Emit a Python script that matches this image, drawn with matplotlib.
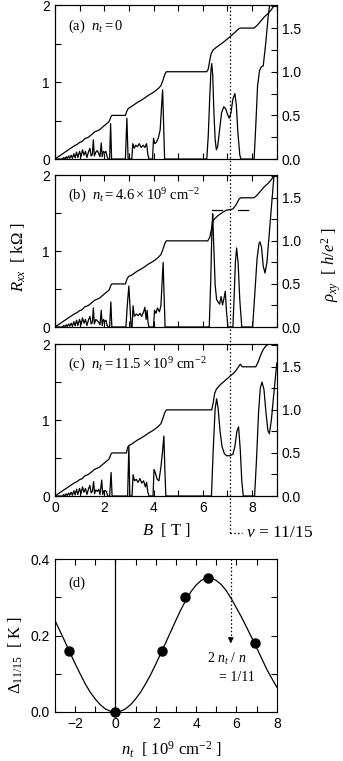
import matplotlib
matplotlib.use("Agg")
import matplotlib.pyplot as plt
from matplotlib.ticker import MultipleLocator
from matplotlib.lines import Line2D

plt.rcParams['font.family'] = ['Liberation Sans', 'DejaVu Sans']
plt.rcParams['font.size'] = 10
plt.rcParams['mathtext.fontset'] = 'custom'
plt.rcParams['mathtext.rm'] = 'Liberation Serif'
plt.rcParams['mathtext.it'] = 'Liberation Serif:italic'
plt.rcParams['mathtext.bf'] = 'Liberation Serif:bold'
plt.rcParams['axes.linewidth'] = 0.8

SERIF = ['Liberation Serif', 'DejaVu Serif']

# ---- data: (B [T], value) pairs ----
# Rxx [kOhm], common low-field part
rxx_low = [(0.0, 0.0), (0.3, 0.0), (0.36, 0.02), (0.4, 0.0), (0.46, 0.03), (0.5, 0.005),
           (0.56, 0.04), (0.6, 0.01), (0.66, 0.05), (0.71, 0.01), (0.77, 0.07), (0.82, 0.015),
           (0.88, 0.09), (0.93, 0.02), (1.0, 0.1), (1.06, 0.03), (1.12, 0.12), (1.18, 0.05),
           (1.24, 0.1), (1.3, 0.02), (1.36, 0.09), (1.42, 0.14), (1.47, 0.04), (1.52, 0.06)]

rxx_a = rxx_low + [
    (1.56, 0.25), (1.6, 0.04), (1.66, 0.09), (1.72, 0.11), (1.78, 0.07), (1.83, 0.03),
    (1.88, 0.21), (1.92, 0.03), (1.97, 0.1), (2.02, 0.08), (2.07, 0.1), (2.12, 0.03),
    (2.16, 0.0), (2.22, 0.0), (2.26, 0.46), (2.3, 0.0), (2.86, 0.0), (2.92, 0.53),
    (2.97, 0.0), (3.12, 0.0), (3.16, 0.2), (3.22, 0.14), (3.28, 0.18), (3.35, 0.16),
    (3.42, 0.2), (3.5, 0.15), (3.58, 0.18), (3.65, 0.15), (3.72, 0.2), (3.77, 0.06),
    (3.82, 0.0), (3.96, 0.0), (4.0, 0.27), (4.05, 0.2), (4.12, 0.22), (4.2, 0.28),
    (4.27, 0.38), (4.32, 0.65), (4.37, 0.9), (4.41, 0.45), (4.45, 0.0), (6.16, 0.0),
    (6.22, 0.3), (6.28, 0.8), (6.33, 1.15), (6.36, 1.24), (6.4, 1.1), (6.45, 0.6),
    (6.5, 0.25), (6.55, 0.12), (6.6, 0.16), (6.68, 0.38), (6.76, 0.6), (6.85, 0.68),
    (6.93, 0.65), (7.0, 0.58), (7.07, 0.53), (7.14, 0.6), (7.22, 0.78), (7.3, 0.85),
    (7.36, 0.7), (7.42, 0.35), (7.5, 0.05), (7.55, 0.0), (8.08, 0.0), (8.15, 0.45),
    (8.22, 0.95), (8.3, 1.15), (8.38, 1.2), (8.45, 1.21), (8.55, 1.5), (8.65, 1.85),
    (8.75, 2.1)]

rxx_b = rxx_low + [
    (1.56, 0.25), (1.6, 0.04), (1.66, 0.1), (1.72, 0.08), (1.78, 0.06), (1.83, 0.03),
    (1.88, 0.22), (1.92, 0.02), (1.97, 0.1), (2.02, 0.07), (2.07, 0.09), (2.12, 0.02),
    (2.16, 0.0), (2.22, 0.0), (2.27, 0.33), (2.31, 0.0), (2.88, 0.0), (2.94, 0.3),
    (3.0, 0.54), (3.05, 0.25), (3.09, 0.0), (3.13, 0.0), (3.17, 0.28), (3.22, 0.14),
    (3.3, 0.17), (3.38, 0.15), (3.45, 0.18), (3.52, 0.14), (3.6, 0.2), (3.65, 0.26),
    (3.7, 0.1), (3.74, 0.22), (3.78, 0.05), (3.82, 0.0), (4.0, 0.0), (4.04, 0.22),
    (4.1, 0.18), (4.16, 0.25), (4.24, 0.2), (4.3, 0.28), (4.35, 0.6), (4.39, 0.85),
    (4.43, 0.4), (4.47, 0.0), (6.26, 0.0), (6.32, 0.6), (6.37, 1.3), (6.4, 1.49),
    (6.44, 1.1), (6.5, 0.55), (6.56, 0.36), (6.62, 0.33), (6.68, 0.3), (6.74, 0.4),
    (6.8, 0.29), (6.86, 0.38), (6.91, 0.47), (6.96, 0.2), (7.02, 0.0), (7.22, 0.0),
    (7.27, 0.4), (7.32, 0.85), (7.37, 1.04), (7.43, 0.85), (7.5, 0.35), (7.58, 0.0),
    (8.02, 0.0), (8.1, 0.4), (8.2, 0.9), (8.28, 1.1), (8.32, 1.12), (8.38, 1.05),
    (8.45, 0.8), (8.52, 0.71), (8.6, 0.85), (8.7, 1.25), (8.8, 1.65), (8.9, 2.05)]

rxx_c = rxx_low + [
    (1.57, 0.19), (1.61, 0.03), (1.66, 0.08), (1.72, 0.06), (1.78, 0.09), (1.83, 0.02),
    (1.9, 0.21), (1.94, 0.02), (1.99, 0.07), (2.04, 0.07), (2.09, 0.06), (2.14, 0.0),
    (2.22, 0.0), (2.28, 0.31), (2.32, 0.0), (2.95, 0.0), (3.0, 0.65), (3.04, 0.0),
    (3.13, 0.0), (3.17, 0.28), (3.23, 0.2), (3.3, 0.22), (3.37, 0.18), (3.45, 0.23),
    (3.52, 0.17), (3.6, 0.2), (3.67, 0.12), (3.72, 0.18), (3.77, 0.05), (3.82, 0.0),
    (3.98, 0.0), (4.02, 0.35), (4.08, 0.3), (4.15, 0.22), (4.22, 0.2), (4.3, 0.38),
    (4.37, 0.6), (4.42, 0.79), (4.46, 0.35), (4.5, 0.0), (6.35, 0.0), (6.42, 0.6),
    (6.5, 1.15), (6.56, 1.28), (6.62, 1.15), (6.7, 0.85), (6.78, 0.65), (6.87, 0.56),
    (6.96, 0.53), (7.1, 0.53), (7.22, 0.55), (7.3, 0.65), (7.38, 0.85), (7.45, 0.91),
    (7.52, 0.6), (7.58, 0.2), (7.64, 0.0), (8.1, 0.0), (8.18, 0.5), (8.26, 1.1),
    (8.33, 1.42), (8.4, 1.5), (8.48, 1.4), (8.56, 1.1), (8.64, 0.86), (8.7, 0.82),
    (8.78, 1.0), (8.88, 1.35), (9.0, 1.75)]

# rho_xy [h/e^2]
rho_low = [(0.0, 0.0), (0.80, 0.154), (0.90, 0.167), (1.00, 0.19), (1.10, 0.2),
           (1.22, 0.235), (1.36, 0.25), (1.62, 0.312), (1.80, 0.333), (2.20, 0.43),
           (2.28, 0.49), (2.32, 0.5)]
rho_mid = [(3.1, 0.6), (3.35, 0.65), (3.45, 0.665), (3.62, 0.695), (3.72, 0.715),
           (3.82, 0.735), (3.92, 0.75), (4.05, 0.775), (4.2, 0.81), (4.3, 0.84),
           (4.38, 0.9), (4.46, 0.97), (4.52, 1.0)]

rho_a = rho_low + [(2.86, 0.5), (2.92, 0.55), (2.98, 0.58)] + rho_mid + [
    (6.16, 1.0), (6.22, 1.03), (6.28, 1.13), (6.34, 1.21), (6.42, 1.25), (6.55, 1.28),
    (6.8, 1.33), (7.1, 1.40), (7.3, 1.45), (7.45, 1.49), (7.52, 1.5), (8.08, 1.5),
    (8.2, 1.53), (8.35, 1.58), (8.5, 1.63), (8.62, 1.66), (8.75, 1.7), (8.9, 1.76), (9.0, 1.8)]

rho_b = rho_low + [(2.86, 0.5), (2.93, 0.56), (3.0, 0.59)] + rho_mid + [
    (6.2, 1.0), (6.28, 1.04), (6.34, 1.12), (6.4, 1.22), (6.46, 1.25), (6.6, 1.29),
    (6.8, 1.33), (6.95, 1.355), (7.22, 1.37), (7.35, 1.42), (7.48, 1.49), (7.55, 1.5),
    (8.08, 1.5), (8.2, 1.53), (8.35, 1.58), (8.5, 1.63), (8.62, 1.66), (8.75, 1.7),
    (8.9, 1.76), (9.0, 1.8)]

rho_c = rho_low + [(2.9, 0.5), (2.96, 0.57), (3.02, 0.59)] + rho_mid + [
    (6.36, 1.0), (6.42, 1.08), (6.48, 1.19), (6.55, 1.24), (6.7, 1.29), (6.9, 1.34),
    (7.1, 1.39), (7.3, 1.44), (7.45, 1.5), (7.52, 1.53), (7.6, 1.5), (8.15, 1.5),
    (8.25, 1.56), (8.35, 1.64), (8.45, 1.70), (8.55, 1.74), (8.7, 1.77), (9.0, 1.78)]

panel_labels = ["(a)  $n_t = 0$",
                "(b)  $n_t = 4.6 \\times 10^9$ cm$^{-2}$",
                "(c)  $n_t = 11.5 \\times 10^9$ cm$^{-2}$"]

nu_B = 7.11            # field of nu = 11/15
rho_11_15 = 15 / 11    # h/e^2
dash_b = [(6.39, 6.79), (7.44, 7.84)]

# panel (d): gap vs n_t
nt_pts = [-2.3, 0.0, 2.3, 3.45, 4.6, 6.9]
gap_pts = [0.16, 0.0, 0.16, 0.30, 0.35, 0.18]
nt_fit = [-3.0, -2.75, -2.5, -2.25, -2.0, -1.75, -1.5, -1.25, -1.0, -0.75, -0.5, -0.25,
          0.0, 0.25, 0.5, 0.75, 1.0, 1.25, 1.5, 1.75, 2.0, 2.25, 2.5, 2.75, 3.0, 3.25,
          3.5, 3.75, 4.0, 4.25, 4.5, 4.75, 5.0, 5.25, 5.5, 5.75, 6.0, 6.25, 6.5, 6.75,
          7.0, 7.25, 7.5, 7.75, 8.0]
gap_fit = [0.240, 0.212, 0.184, 0.155, 0.127, 0.100, 0.074, 0.052, 0.034, 0.019, 0.008,
           0.002, 0.0, 0.002, 0.008, 0.019, 0.034, 0.052, 0.074, 0.098, 0.125, 0.153,
           0.182, 0.211, 0.240, 0.268, 0.293, 0.315, 0.332, 0.344, 0.350, 0.350, 0.344,
           0.333, 0.317, 0.296, 0.272, 0.248, 0.222, 0.195, 0.168, 0.140, 0.112, 0.088,
           0.065]
nt_arrow = 5.72
gap_arrow = 0.172

# ---- figure ----
fig = plt.figure(figsize=(3.43, 7.61), dpi=100)
left, width = 0.160, 0.647
boxes = [[left, 0.791, width, 0.2024], [left, 0.5703, width, 0.1997],
         [left, 0.3482, width, 0.1997]]
rxx_all = [rxx_a, rxx_b, rxx_c]
rho_all = [rho_a, rho_b, rho_c]
RHO_TOP = 1.764

axes = []
for i in range(3):
    ax = fig.add_axes(boxes[i])
    bx, ry = zip(*rxx_all[i])
    ax.plot(bx, ry, color='k', lw=0.9)
    ax.set_xlim(0, 9)
    ax.set_ylim(0, 2)
    ax.xaxis.set_major_locator(MultipleLocator(2))
    ax.xaxis.set_minor_locator(MultipleLocator(1))
    ax.yaxis.set_major_locator(MultipleLocator(1))
    ax.yaxis.set_minor_locator(MultipleLocator(0.5))
    ax.tick_params(which='both', direction='in', top=True, right=False, length=4, width=0.8)
    if i < 2:
        ax.tick_params(labelbottom=False)

    ax2 = ax.twinx()
    bx2, rh = zip(*rho_all[i])
    ax2.plot(bx2, rh, color='k', lw=0.9)
    ax2.set_ylim(0, RHO_TOP)
    ax2.yaxis.set_major_locator(MultipleLocator(0.5))
    ax2.yaxis.set_minor_locator(MultipleLocator(0.25))
    ax2.yaxis.set_major_formatter(plt.FormatStrFormatter('%.1f'))
    ax2.tick_params(which='both', direction='in', length=4, width=0.8)

    ax.text(0.06, 0.86, panel_labels[i], transform=ax.transAxes, fontfamily=SERIF,
            fontsize=10.5, va='center')
    if i == 1:
        # dashes marking rho = 15/11 h/e^2
        for x0, x1 in dash_b:
            ax2.plot([x0, x1], [rho_11_15, rho_11_15], color='k', lw=0.9)
    axes.append(ax)

ax_c = axes[2]

# dotted line at nu = 11/15 through the three panels
inv = fig.transFigure.inverted()
xf = inv.transform(ax_c.transData.transform((nu_B, 0)))[0]
y_top = boxes[0][1] + boxes[0][3]
y_bot = 0.2996
fig.add_artist(Line2D([xf, xf], [y_bot, y_top], color='k', lw=0.9, ls=(0, (1.2, 1.8))))
fig.add_artist(Line2D([xf, xf + 0.035], [y_bot, y_bot], color='k', lw=0.9, ls=(0, (1.2, 1.8))))
fig.text(xf + 0.045, y_bot, "$\\nu$ = 11/15", fontfamily=SERIF, fontsize=12.5, va='center')

fig.text(0.485, 0.3035, "$B$  [ T ]", fontfamily=SERIF, fontsize=12, ha='center', va='center')
fig.text(0.055, 0.662, "$R_{xx}$  [ kΩ ]", fontfamily=SERIF, fontsize=12, rotation=90,
         ha='center', va='center')
fig.text(0.965, 0.652, "$\\rho_{xy}$  [ $h/e^2$ ]", fontfamily=SERIF, fontsize=12, rotation=90,
         ha='center', va='center')

# ---- panel (d) ----
axd = fig.add_axes([left, 0.0644, width, 0.201])
axd.plot(nt_fit, gap_fit, color='k', lw=0.9)
axd.plot(nt_pts, gap_pts, 'o', color='k', ms=6.5, clip_on=False, zorder=5)
axd.plot([0, 0], [0, 0.4], color='k', lw=0.9)
axd.plot([nt_arrow, nt_arrow], [0.4, gap_arrow + 0.02], color='k', lw=0.9, ls=(0, (1.2, 1.8)))
axd.annotate('', xy=(nt_arrow, gap_arrow), xytext=(nt_arrow, gap_arrow + 0.025),
             arrowprops=dict(arrowstyle='-|>', color='k', lw=0.8, mutation_scale=8))
axd.text(5.5, 0.14, "2 $n_t$ / $n$", fontfamily=SERIF, fontsize=10, ha='center', va='center')
axd.text(6.0, 0.09, "= 1/11", fontfamily=SERIF, fontsize=10, ha='center', va='center')
axd.text(0.06, 0.84, "(d)", transform=axd.transAxes, fontfamily=SERIF, fontsize=10.5,
         va='center')
axd.set_xlim(-3, 8)
axd.set_ylim(0, 0.4)
axd.xaxis.set_major_locator(MultipleLocator(2))
axd.xaxis.set_minor_locator(MultipleLocator(1))
axd.yaxis.set_major_locator(MultipleLocator(0.2))
axd.yaxis.set_minor_locator(MultipleLocator(0.1))
axd.yaxis.set_major_formatter(plt.FormatStrFormatter('%.1f'))
axd.tick_params(which='both', direction='in', top=True, right=True, length=4, width=0.8)
fig.text(0.045, 0.14, "$\\Delta_{11/15}$  [ K ]", fontfamily=SERIF, fontsize=12, rotation=90,
         ha='center', va='center')
fig.text(0.5, 0.014, "$n_t$  [ $10^9$ cm$^{-2}$ ]", fontfamily=SERIF, fontsize=12,
         ha='center', va='center')

fig.savefig("out.png", dpi=100)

• WHAT YOU SHOULD DO
Leave out any pictures, please, and quote only the lines from the top of the data through the line that contains "SERIF = ['Liberation Serif', 'DejaVu Serif']".

• OUTPUT OF THE EXERCISE
Emit a Python script that matches this image, drawn with matplotlib.
import matplotlib
matplotlib.use("Agg")
import matplotlib.pyplot as plt
from matplotlib.ticker import MultipleLocator
from matplotlib.lines import Line2D

plt.rcParams['font.family'] = ['Liberation Sans', 'DejaVu Sans']
plt.rcParams['font.size'] = 10
plt.rcParams['mathtext.fontset'] = 'custom'
plt.rcParams['mathtext.rm'] = 'Liberation Serif'
plt.rcParams['mathtext.it'] = 'Liberation Serif:italic'
plt.rcParams['mathtext.bf'] = 'Liberation Serif:bold'
plt.rcParams['axes.linewidth'] = 0.8

SERIF = ['Liberation Serif', 'DejaVu Serif']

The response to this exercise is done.